The binomial distribution, part 2

Binomial probability mass function.
Image via Wikipedia

(Part 1 is here – these notes are to assist me, rather than contain any real news!)

So, if the probability that an event will happen to a single entity in a unit of time is p and the probability it will not happen is 1 - p = q , what is the probability that a large number of events, k , will take place?

Considering the Uranium-235 example again, lets say there are a very large number, N of atoms: how many will decay and emit an \alpha -particle in a given second?

Well we know what the mean number of decays we should expect is: Np . But this is a random process and so will not always deliver that result, instead there will be a distribution of results around this mean.

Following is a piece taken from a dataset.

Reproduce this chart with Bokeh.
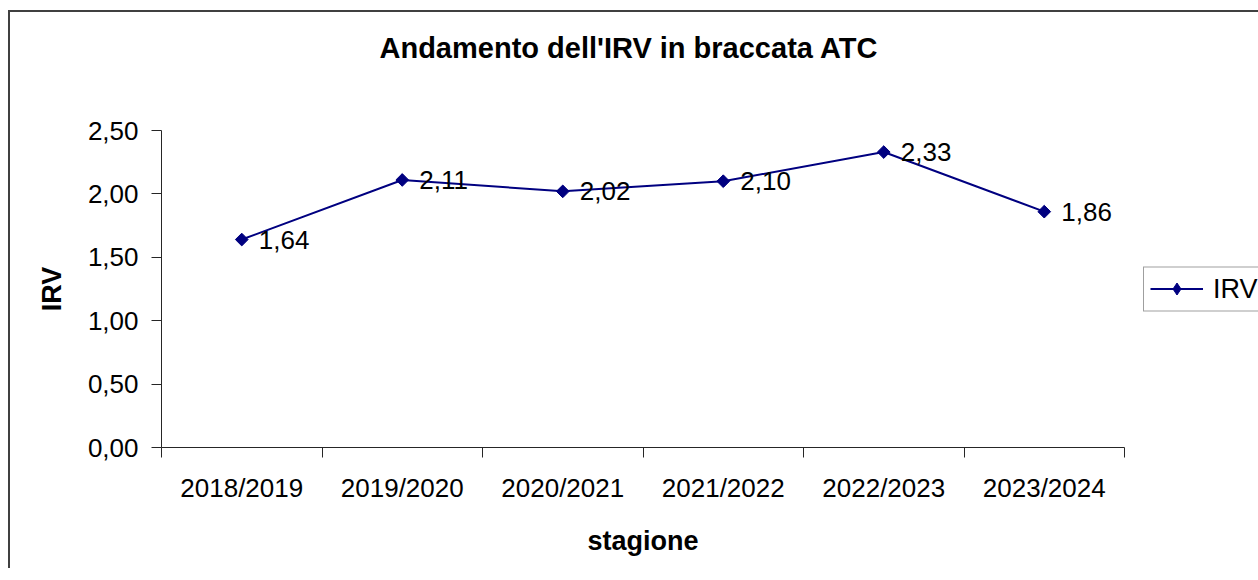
import math
from bokeh.plotting import figure
from bokeh.models import (ColumnDataSource, Range1d, FixedTicker, CustomJSTickFormatter,
                          LabelSet, Legend, LegendItem, Title)
from bokeh.core.properties import value
from bokeh.embed import file_html
from bokeh.resources import INLINE

# ---- data ----
seasons = ["2018/2019", "2019/2020", "2020/2021", "2021/2022", "2022/2023", "2023/2024"]
irv = [1.64, 2.11, 2.02, 2.10, 2.33, 1.86]
y_ticks = [0.0, 0.5, 1.0, 1.5, 2.0, 2.5]
chart_title = "Andamento dell'IRV in braccata ATC"

FONT = "Liberation Sans"
NAVY = "#000080"
AXIS = "#262626"

xs = [i + 0.5 for i in range(len(seasons))]
labels = [f"{v:.2f}".replace(".", ",") for v in irv]
src = ColumnDataSource(dict(x=xs, y=irv, label=labels))

p = figure(frame_width=963, frame_height=317, output_backend="svg", toolbar_location=None,
           x_range=Range1d(0, len(seasons)), y_range=Range1d(0, 2.5),
           min_border_left=151, min_border_top=118, min_border_right=134, min_border_bottom=121,
           styles={"border-left": "2px solid #404040", "border-top": "2px solid #404040",
                   "margin-top": "10px", "margin-left": "8px"})
p.outline_line_color = None
p.xgrid.grid_line_color = None
p.ygrid.grid_line_color = None
p.background_fill_color = "white"
p.border_fill_color = "white"

# default title unused; spacer (added first = nearest the frame), then the real title
p.title.visible = False
p.add_layout(Title(text=".", text_font_size="2px", text_color="white", standoff=62), "above")
p.add_layout(Title(text=chart_title, text_font=FONT, text_font_size="29px",
                   text_font_style="bold", text_color="black", align="left",
                   offset=218, vertical_align="top", standoff=0), "above")

# x axis
xa = p.xaxis[0]
xa.ticker = FixedTicker(ticks=xs, minor_ticks=list(range(len(seasons) + 1)))
xa.formatter = CustomJSTickFormatter(args=dict(labels=seasons),
                                     code="return labels[Math.floor(tick)];")
xa.major_tick_out = 0
xa.major_tick_in = 0
xa.minor_tick_out = 10
xa.minor_tick_in = 0
xa.minor_tick_line_color = AXIS
xa.axis_line_color = AXIS
xa.major_label_standoff = 15
xa.major_label_text_font = FONT
xa.major_label_text_font_size = "26px"
xa.major_label_text_color = "black"
xa.axis_label = "stagione"
xa.axis_label_text_font = FONT
xa.axis_label_text_font_size = "27px"
xa.axis_label_text_font_style = "bold"
xa.axis_label_text_color = "black"
xa.axis_label_standoff = 20

# y axis
ya = p.yaxis[0]
ya.ticker = FixedTicker(ticks=y_ticks, minor_ticks=[])
ya.formatter = CustomJSTickFormatter(code="return tick.toFixed(2).replace('.', ',');")
ya.major_tick_out = 10
ya.major_tick_in = 0
ya.minor_tick_out = 0
ya.minor_tick_in = 0
ya.major_tick_line_color = AXIS
ya.axis_line_color = AXIS
ya.major_label_standoff = 13
ya.major_label_text_font = FONT
ya.major_label_text_font_size = "26px"
ya.major_label_text_color = "black"
ya.axis_label = "IRV"
ya.axis_label_text_font = FONT
ya.axis_label_text_font_size = "27px"
ya.axis_label_text_font_style = "bold"
ya.axis_label_text_color = "black"
ya.axis_label_standoff = 18

# series
ln = p.line("x", "y", source=src, line_color=NAVY, line_width=2)
dm = p.scatter("x", "y", source=src, marker="diamond", size=11,
               fill_color=NAVY, line_color=NAVY, line_width=1)
sc = p.scatter("x", "y", source=src, marker="square", angle=math.pi / 4, size=9,
               fill_color=NAVY, line_color=NAVY)

lbls = LabelSet(x="x", y="y", text="label", source=src, x_offset=17, y_offset=0,
                text_baseline="middle", text_align="left",
                text_font=value(FONT), text_font_size="26px", text_color="black")
p.add_layout(lbls)

legend = Legend(items=[LegendItem(label="IRV", renderers=[ln, dm])],
                location="left", orientation="vertical",
                border_line_color="#404040", border_line_width=1,
                background_fill_color="white", background_fill_alpha=1,
                padding=6, margin=19, spacing=0,
                glyph_width=53, glyph_height=30, label_height=26,
                label_standoff=10, label_text_font=FONT, label_text_font_size="27px",
                label_text_color="black", label_text_baseline="middle")
p.add_layout(legend, "right")

html = file_html(p, INLINE)
html = html.replace("</head>", "<style>html, body { overflow: hidden; }</style></head>", 1)
open("out.html", "w").write(html)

What does the this distribution look like – ie., what is its probability mass function (pmf)?

For exactly k decays let’s call this f(k; N,p) .

To show where the pmf comes from, let’s look at a much simpler example – tossing a coin four times and seeing if we get exactly one head, ie k=1, N=4 .

One way we could get this is like this: HTTT. The probability of that happening is p^kq^{N-k} = pq^3 = \frac{1}{16} . But that is not the only way exactly one head could be delivered: obviously there are four ways: HTTT, THTT, TTHT, TTTH and so the probability of exactly one head is \frac{4}{16} .

(For two heads we have six ways of arranging the outcome: HHTT, HTHT, HTTH, THHT, THTH, TTHH and so the probability is \frac{6}{16} . For three heads the probability is the same as three tails (ie for one head), and the probabilities for all heads and all tails are both \frac {1}{16} . Cumulatively this covers all the possibilities and adds up to 1 .)

The generalisation of this gives us a pmf thus: f(k; N,p) = _NC_k\ p^kq^{(N-k)}, where _NC_k is the binomial coefficient and can be spoken as “N choose k” and is the number of ways of distributing k successes from N trials.

_NC_k = \frac{N!}{k!(N-k)!}

There are approximately 10^{21} Uranium atoms in a gramme of the substance and calculating factorals of such large numbers efficiently requires an awful lot of computing power – my GNU calculator has been at it for some time now, maxing out one CPU on this box for the last 14 minutes, so I guess I am going to have to pass on my hopes of showing you some of the odds.